Comédie dramatique de Hédi Tillette de Clermont Tonnerre, mise en scène de Sarah Tick, avec Pierre-Antoine Billon, Laura Chetrit, Paul-Antoine Chenoz et Clément Olivieri.

Belle réussite de Sarah Tick, jeune metteuse en scène aux choix affirmés et au parcours sans faute, qui a choisi la partition de Hédi Tillette de Clermont Tonnerre intitulée "Pourquoi mes frères et moi on est parti" qui, à travers un focus familial, aborde la situation de la jeunesse des pays qui connaissent l'échec de l'Etat post-colonial.

Dans un pays du maghreb, quatre frères jouent football pour tuer le temps, expulser leur frustrations et canaliser une violence sous-jacente face à une vie qui leur paraît sans avenir. Entre amour et d'affrontement, ils se sont installés dans un no man's land temporel pour différer le moment de se colleter à la réalité au lieu de la subir.

La partition de Hédi Tillette de Clermont Tonnerre les saisit à un moment charnière, celui qui précède la mort de la mère, celle qui retient la fratrie comme une couvée, sur ce sol, leur terre, seul bien commun et unique, qui va constituer le moment du basculement, vers l'âge adulte et l'incontournable exil.

Confinés dans un marasme délétère, sans perspectives d'avenir, et une vie précaire mais également sans aucune velléité personnelle à prendre leur destin en main, "attendant que ça change" sans se mêler de politique ni de religion, les frères sont néanmoins confrontés à des réalités différentes.

Dali, l’aîné, souffre d'avoir dû suspendre ses études de médecine et assume la vie de la famille, la maladie de la mère, la défaite du père qui passe sont temps au café, Taco veut profiter des bienfaits de la société de consommation, Mo, le désenchanté, qui se vend aux touristes, et, Nour, le cadet, rêve de devenir le grand mime international Nour.

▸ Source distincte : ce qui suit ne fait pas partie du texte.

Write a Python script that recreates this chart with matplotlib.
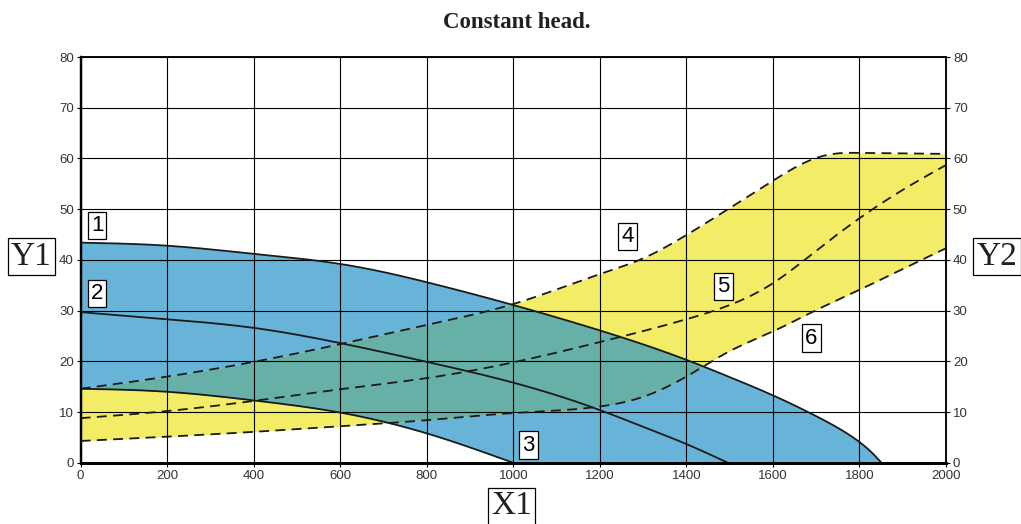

Des casiers métalliques, un banc et une bâche couverte d'une poussière couleur de sable, scénographie minimaliste de François Couturier qui écarte tout naturalisme anecdotique, suffisent à l'implantation situationnelle.

Avec un texte éloquent de concision et d'efficacité qui s'inscrit dans le registre du théâtre-action, écriture à l’anglaise avec des scènes brèves et percutantes, Hédi Tillette de Clermont-Tonnerre dresse un beau portrait de groupe avec cette fratrie qui se cogne comme elle cogne dans le ballon.

Tout en étant au diapason avec les lignes de force du texte quant à la maîtrise des scènes chorales toutes en tensions dispensées avec l’énergie du jeu réaliste, Sarah Tick s'arc-boute sur la tonalité des quatre insertions monologales par laquelle chaque protagoniste se dévoile, et qu'elle qualifie de "fenêtres sur leur âme", pour insuffler une dimension poétique qui, présente dans "Les rêves" et "La fable perdue", ses deux premières réalisations, constitue une constante dramaturgique.

La direction d'acteur est rigoureuse et efficace pour soutenir une interprétation en synergie et la distribution parfaite en termes d'âge et d'emploi.

Evitant la tentation de la démonstrativité performative du rôle de composition, les jeunes comédiens, Laura Chetrit (Nour), Paul-Antoine Chenoz (Taco), Clément Olivieri (Dali) et Pierre-Antoine Billon (Mo), sont remarquablement justes et apportent cette belle humanité qui donne vie aux personnages de papier.